The imported tag on the tub-like plastic container of a kilogram of honey declares that its maximum price is Tk 650. Imported from China, the Husein company's honey is imported by a local trading agency -perhaps the only importer to do so. Now it is intriguing to see that a grocer at Mohammadpur Krishi Market sells the honey at Tk 630 but the super shop in its neighbourhood just an earshot away, the price tag displays the price at Tk 715 for the same brand.
What is even more intriguing is that a consumer has to pay VAT amounting to Tk 36 on top of the displayed price. But when the grocer sells the same, he accepts Tk 20-30 less than the price tag pasted on the container. Now the question is, how much should the price difference of a product and the profit on it should be? Sure enough, the grocer does not sell the honey without profit. Clearly, here is a price difference of Tk 75 in the first place and then a consumer pays VAT and has to part with Tk 111 in excess for just a kilogram of honey.
The market here is unreasonably in favour of the sellers, barring of course primary growers at the grassroots level. So far as trading practices are concerned, the mentality of monopoly hold drives manufacturers and traders to capture the domestic market. In international market, though, they are powerless to do so because of stiff competition and rules and regulations binding global business transactions.
Not only do the local businesspeople take undue advantage of the market under no active monitoring, but also the multinationals go about the business of dictating terms. Their ploy of raising prices follows patterns not approved by governments elsewhere. First, they release a product in the market at a low -and perhaps reasonable -price. They wait until the product becomes quite popular among consumers and then suddenly raise price by Tk 5.0 or 10. Again they wait and see. When they think that the consumers have absorbed the shock, they go for another price rise. At times the prices are raised within a few months. When a series of such prices rises has been effected, it is seen that the latest price has doubled or gone even beyond such a limit.
Usually the consumer items considered most essential in middle class or upper middle class households are targeted for such outrageous price escalation. People of these classes cannot compromise on quality of products, they have to stick to brands they consider good and also do justice to their social status. Prices of certain items within a year or two thus gallop at a pace to perch on a summit that defies logic and norms.
Local companies, on the other hand, used to adopt even more bizarre practices. They used to bring out a fairly good product in the market but once it became favourite with its consumers, they suddenly compromised on quality. Thus they marketed a substandard product and still raised prices. The good news is that this practice has become a thing of the past with competition among local companies growing. New players are appearing on the scene to trump on the established ones and thus product varieties are increasing and qualities are improving.
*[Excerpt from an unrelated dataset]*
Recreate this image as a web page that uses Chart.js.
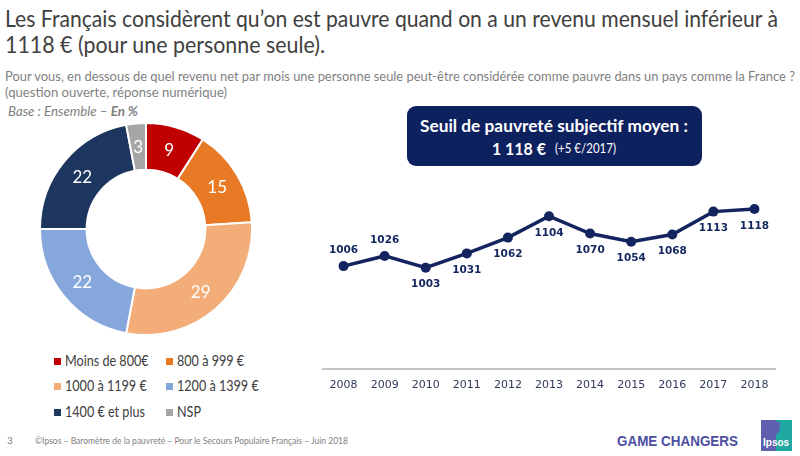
<!DOCTYPE html>
<html><head><meta charset="utf-8">
<script src="https://cdn.jsdelivr.net/npm/chart.js@4"></script>
<style>
body{margin:0;width:800px;height:456px;position:relative;background:#fff;overflow:hidden;font-family:Lato,"Open Sans",sans-serif;}
.t{position:absolute;white-space:nowrap;transform-origin:0 50%;line-height:1;}
canvas{position:absolute;}
.box{position:absolute;left:407px;top:106px;width:295px;height:60px;background:#0E215F;border-radius:9px;}
.lg{position:absolute;white-space:nowrap;font-size:15px;color:#404040;line-height:1;transform-origin:0 50%;}
.sq{position:absolute;width:7px;height:7px;}
</style></head><body>

<div class="t" id="t1" data-w="773" style="left:5px;top:6px;font-size:24px;color:#404040;">Les Français considèrent qu’on est pauvre quand on a un revenu mensuel inférieur à</div>
<div class="t" id="t2" data-w="320" style="left:5px;top:32px;font-size:24px;color:#404040;">1118 € (pour une personne seule).</div>
<div class="t" id="s1" data-w="790" style="left:5px;top:69px;font-size:14px;color:#7F7F7F;">Pour vous, en dessous de quel revenu net par mois une personne seule peut-être considérée comme pauvre dans un pays comme la France ?</div>
<div class="t" id="s2" data-w="222" style="left:5px;top:85px;font-size:14px;color:#7F7F7F;">(question ouverte, réponse numérique)</div>
<div class="t" id="b1" data-w="130" style="left:8px;top:106px;font-size:12.5px;color:#7F7F7F;font-style:italic;">Base : Ensemble – <b>En %</b></div>

<div class="box"></div>
<div class="t" id="k1" data-w="268" style="left:420px;top:117px;font-size:17px;font-weight:bold;color:#fff;">Seuil de pauvreté subjectif moyen :</div>
<div class="t" id="k2" data-w="54" style="left:492px;top:140px;font-size:17px;font-weight:bold;color:#fff;">1 118 €</div>
<div class="t" id="k3" data-w="61" style="left:555px;top:142px;font-size:13px;color:#fff;">(+5 €/2017)</div>

<canvas id="donut" width="214" height="214" style="left:39px;top:122px;"></canvas>
<div id="legend"></div>
<canvas id="line" width="472" height="229" style="left:313px;top:170px;"></canvas>

<div class="t" style="left:7px;top:435px;font-size:10px;color:#7F7F7F;">3</div>
<div class="t" id="f1" data-w="313" style="left:35px;top:435px;font-size:10px;color:#7F7F7F;">©Ipsos – Baromètre de la pauvreté – Pour le Secours Populaire Français – Juin 2018</div>
<div class="t" id="g1" data-w="121" style="left:617px;top:433px;font-size:15px;font-weight:bold;color:#4B4F9F;font-family:'Liberation Sans',Arial,sans-serif;">GAME CHANGERS</div>
<div style="position:absolute;left:761px;top:420px;width:31px;height:31px;background:linear-gradient(90deg,#5E60AE 0%,#5E60AE 50%,#1FA7A2 50%,#1FA7A2 100%);"></div>
<div style="position:absolute;left:766px;top:422px;width:14px;height:13px;background:#5E60AE;border-radius:0 0 7px 0;"></div>
<div class="t" style="left:763px;top:438px;font-size:10px;font-weight:bold;color:#fff;font-family:'Liberation Sans',Arial,sans-serif;">Ipsos</div>

<script>
// ---- data ----
const categories = ['Moins de 800€', '800 à 999 €', '1000 à 1199 €', '1200 à 1399 €', '1400 € et plus', 'NSP'];
const shares = [9, 15, 29, 22, 22, 3];
const sliceColors = ['#C00000', '#E87A25', '#F2AD78', '#85A7DC', '#1D3660', '#A6A6A6'];

const years = ['2008','2009','2010','2011','2012','2013','2014','2015','2016','2017','2018'];
const threshold = [1006, 1026, 1003, 1031, 1062, 1104, 1070, 1054, 1068, 1113, 1118];
const labelSide = ['top','top','bottom','bottom','bottom','bottom','bottom','bottom','bottom','bottom','bottom'];

// ---- text fitting ----
document.querySelectorAll('[data-w]').forEach(el => {
  const w = el.getBoundingClientRect().width;
  el.style.transform = 'scaleX(' + (parseFloat(el.dataset.w) / w) + ')';
});

// ---- legend (html, built from arrays) ----
const legend = document.getElementById('legend');
const colX = [54, 166];
const rowY = [361, 386, 412];
categories.forEach((c, i) => {
  const col = i % 2, row = Math.floor(i / 2);
  const sq = document.createElement('div');
  sq.className = 'sq';
  sq.style.left = colX[col] + 'px';
  sq.style.top = (rowY[row] - 3) + 'px';
  sq.style.background = sliceColors[i];
  legend.appendChild(sq);
  const tx = document.createElement('div');
  tx.className = 'lg';
  tx.textContent = c;
  tx.style.left = (colX[col] + 11) + 'px';
  tx.style.top = (rowY[row] - 8) + 'px';
  tx.style.transform = 'scaleX(0.84)';
  legend.appendChild(tx);
});

// ---- doughnut ----
const arcLabels = {
  id: 'arcLabels',
  afterDatasetsDraw(chart) {
    const ctx = chart.ctx;
    const meta = chart.getDatasetMeta(0);
    ctx.save();
    ctx.fillStyle = '#fff';
    ctx.font = '17px Lato, "Open Sans", sans-serif';
    ctx.textAlign = 'center';
    ctx.textBaseline = 'middle';
    meta.data.forEach((arc, i) => {
      const p = arc.tooltipPosition();
      ctx.fillText(String(chart.data.datasets[0].data[i]), p.x, p.y + 1);
    });
    ctx.restore();
  }
};
new Chart(document.getElementById('donut'), {
  type: 'doughnut',
  data: { labels: categories, datasets: [{ data: shares, backgroundColor: sliceColors, borderColor: '#fff', borderWidth: 2 }] },
  options: {
    responsive: false, animation: false, cutout: '56%',
    plugins: { legend: { display: false }, tooltip: { enabled: false } }
  },
  plugins: [arcLabels]
});

// ---- line ----
const pointLabels = {
  id: 'pointLabels',
  afterDatasetsDraw(chart) {
    const ctx = chart.ctx;
    const meta = chart.getDatasetMeta(0);
    ctx.save();
    ctx.fillStyle = '#14265F';
    ctx.font = 'bold 10.5px "DejaVu Sans", Verdana, sans-serif';
    ctx.textAlign = 'center';
    ctx.textBaseline = 'middle';
    meta.data.forEach((pt, i) => {
      const dy = labelSide[i] === 'top' ? -16 : 17;
      ctx.fillText(String(threshold[i]), pt.x, pt.y + dy);
    });
    ctx.restore();
  }
};
new Chart(document.getElementById('line'), {
  type: 'line',
  data: { labels: years, datasets: [{ data: threshold, borderColor: '#13245E', backgroundColor: '#13245E', borderWidth: 3.5, pointRadius: 5, pointBackgroundColor: '#13245E', pointBorderWidth: 0, tension: 0 }] },
  options: {
    responsive: false, animation: false,
    layout: { padding: { left: 10, right: 10, top: 8, bottom: 0 } },
    plugins: { legend: { display: false }, tooltip: { enabled: false } },
    scales: {
      x: {
        offset: true,
        grid: { display: false, drawTicks: false },
        border: { display: true, color: '#C4C4C4', width: 2 },
        ticks: { color: '#2E3A59', font: { family: '"DejaVu Sans", Verdana, sans-serif', size: 11 }, padding: 10, maxRotation: 0 },
        afterFit(scale) { scale.height = 30; }
      },
      y: { display: false, min: 804, max: 1179 }
    }
  },
  plugins: [pointLabels]
});
</script>
</body></html>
In the context of business here what is most unacceptable is the dishonest practices resorted to by manufacturers particularly those involved with producing food items. Adulteration of foods or food safety is a measure of the living standard of the people. How many nations are there on this planet which have to deal with spurious medicine? Outrageous profit and unearned income have prompted traders and manufacturers to go for dishonest practices. Society is paying a heavy price for this.